Very saddened just now to Google somebody I admired only to learn that he died eight months ago. Character actor Dan Von Bargen passed away back in March. He was one of several top flight actors (like Richard Jenkins, George Martin, Peter Gerety and others) I had the privilege of watching and learning from during my days at Trinity Rep Conservatory (and in my earlier years as a high school student being bussed to productions at Trinity Rep). Von Bargen was someone whose acting EVERYBODY admired. I’ll never forget a moment in one play (I wish to hell I could remember which one) where he was a businessman — he developed this great business of rolling a scotch glass back and forth in the palms of his hands for the character that has always stuck with me. I can see it in my head right now. I’ve been knocking the theatre a lot lately but some moments, often seemingly unimportant ones, can stick with you like that, like visual poetry. And believe you me I thought I was cock of the walk when Von Bargen was effusive in his praise of my performance as “Shooter” in Sam Shepard’s Action, and then came to see it a second time. (Although that may well have been on behalf of the highly fetching 22-year old female director who had a way of making every man within half a mile walk into walls and off of balconies).
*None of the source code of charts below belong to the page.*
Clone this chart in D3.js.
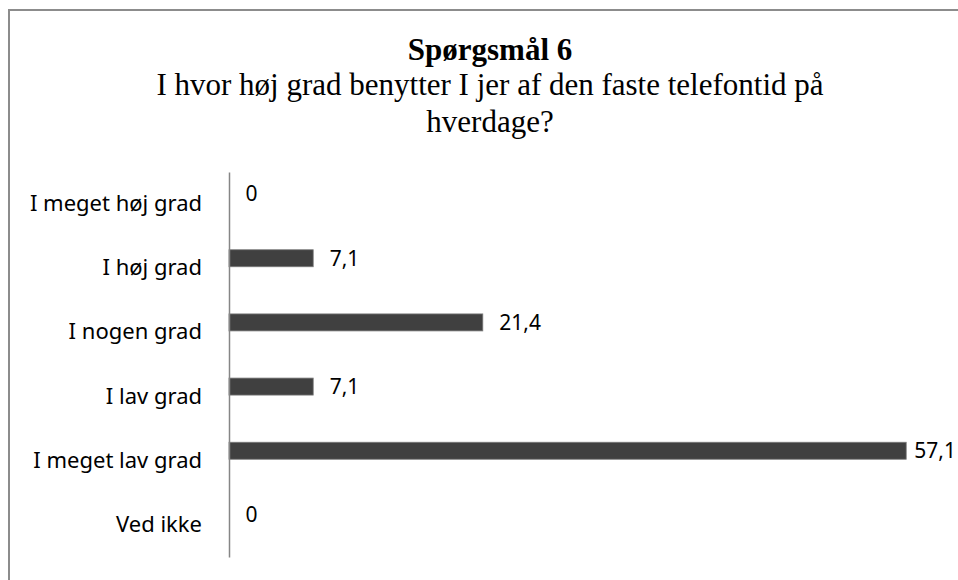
<!DOCTYPE html>
<html>
<head>
<meta charset="utf-8">
<script src="https://cdn.jsdelivr.net/npm/d3@7"></script>
<style>
  body { margin: 0; background: #fff; }
  svg { display: block; }
</style>
</head>
<body>
<div class="canvas"></div>
<script>
// data
var categories = ['I meget høj grad', 'I høj grad', 'I nogen grad', 'I lav grad', 'I meget lav grad', 'Ved ikke']
var values = [0, 7.1, 21.4, 7.1, 57.1, 0]
var valueLabels = ['0', '7,1', '21,4', '7,1', '57,1', '0']
var title = 'Spørgsmål 6'
var subtitleLines = ['I hvor høj grad benytter I jer af den faste telefontid på', 'hverdage?']

var width = 958, height = 580

var svg = d3.select('.canvas').append('svg').attr('width', width).attr('height', height)

// chart frame (cut off at right and bottom)
svg.append('rect')
    .attr('x', 9)
    .attr('y', 10)
    .attr('width', 1000)
    .attr('height', 1000)
    .attr('fill', 'white')
    .attr('stroke', '#8c8c8c')
    .attr('stroke-width', 2)

var titleX = 490

svg.append('text')
    .attr('x', titleX)
    .attr('y', 60)
    .attr('text-anchor', 'middle')
    .attr('font-family', 'Liberation Serif, serif')
    .attr('font-weight', 'bold')
    .attr('font-size', 31)
    .text(title)

svg.selectAll('.subtitle')
    .data(subtitleLines)
    .enter().append('text')
    .attr('class', 'subtitle')
    .attr('x', titleX)
    .attr('y', (d, i) => 94.5 + i * 37.5)
    .attr('text-anchor', 'middle')
    .attr('font-family', 'Liberation Serif, serif')
    .attr('font-size', 31)
    .text(d => d)

// scales
var y = d3.scaleBand().domain(categories).range([172, 557])
var x = d3.scaleLinear().domain([0, 60]).range([229, 940.6])

var barH = 17

svg.selectAll('.bar')
    .data(values)
    .enter().append('rect')
    .attr('class', 'bar')
    .attr('x', x(0))
    .attr('y', (d, i) => y(categories[i]) + y.bandwidth() / 2 - 18.5)
    .attr('width', d => x(d) - x(0))
    .attr('height', barH)
    .attr('fill', '#404040')
    .attr('stroke', d => d > 0 ? '#7a7a7a' : 'none')
    .attr('stroke-width', 0.8)

// value labels - pushed back inside the picture if they would run off the edge
svg.selectAll('.vlabel')
    .data(values)
    .enter().append('text')
    .attr('class', 'vlabel')
    .attr('y', (d, i) => y(categories[i]) + y.bandwidth() / 2 - 10)
    .attr('dy', '0.35em')
    .attr('font-family', 'Noto Sans, sans-serif')
    .attr('font-size', 21)
    .attr('fill', '#000')
    .text((d, i) => valueLabels[i])
    .attr('x', function(d) {
        var w = this.getComputedTextLength()
        return Math.min(x(d) + 16.5, width - 2 - w)
    })

// category axis
var yAxis = d3.axisLeft(y).tickSize(0).tickPadding(27)
var g = svg.append('g').attr('transform', 'translate(' + x(0) + ',0)').call(yAxis)
g.select('.domain').attr('stroke', '#868686').attr('stroke-width', 1.5)
g.selectAll('text')
    .attr('font-family', 'Noto Sans, sans-serif')
    .attr('font-size', 22)
    .attr('fill', '#000')
</script>
</body>
</html>
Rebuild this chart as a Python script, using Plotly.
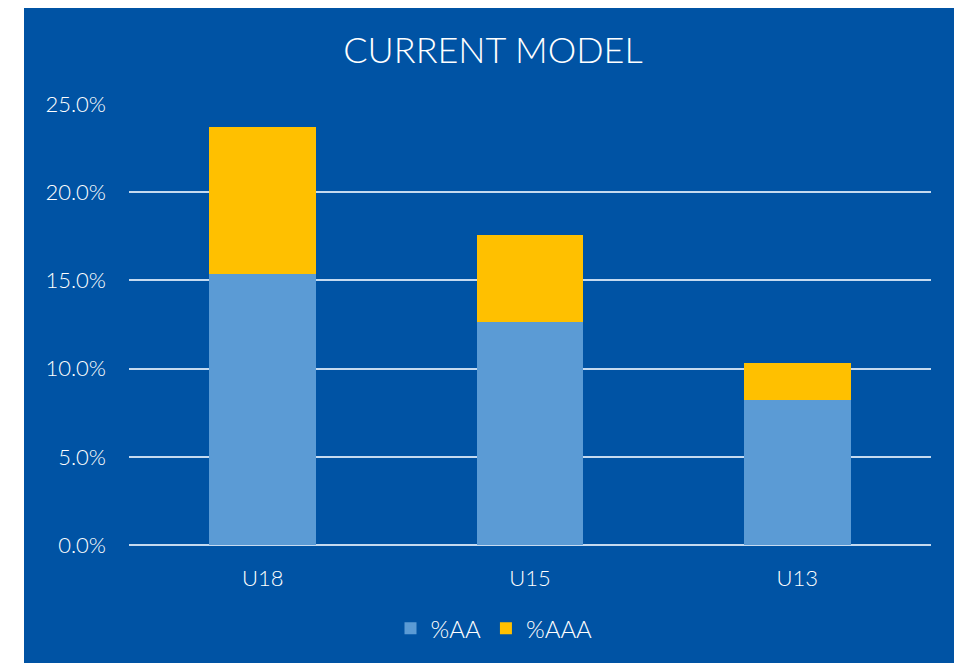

He was REALLY castable, with a somewhat piggy face and a pushed in nose, combined with a breathy, insuating voice and extremely intelligent, almost malevolent, eyes that made him perfect for pugnacious military men and cops, businessmen, etc. He knew this about himself, and he went with it. You can’t play your instrument without knowing all the stops and he knew ’em. (Trinity’s Artistic Director Adrian Hall seemed to favor such actors. As I recall the company was cast ENTIRELY with unpretty but highly excellent character actors). Anyway—

A big break for Von Bargen happened when he played a Hawkish general in the original production of Larry Gelbart’s Mastergate at nearby A.R.T. and then it moved to Broadway. While he’d had film and tv roles before, they began to get more prominent. Bit parts in things like Silence of the Lambs (1991) and Shadows and Fog (1991) then turned into bigger things like major roles in Basic Instinct (1992), Crimson Tide (1995), Broken Arrow (1996) and a nice cameo in O Brother Where Art Thou? (2000). He also had recurring television roles like Mr. Kruger on Seinfeld and Commandant Spangler in Malcolm in the Middle.

What I did not know is that in recent years he had had health problems. Diabetes had resulted in the amputation of a leg and the projected amputation of toes on the remaining foot. He attempted suicide in 2012 (a fact I had not heard). And in March he passed away, I’m assuming of his illness.

I’m sad he’s gone, but all I can say is, there’s lot of film of him. You should check out his work. Even though he played a lot of mean characters, he was really a very nice guy.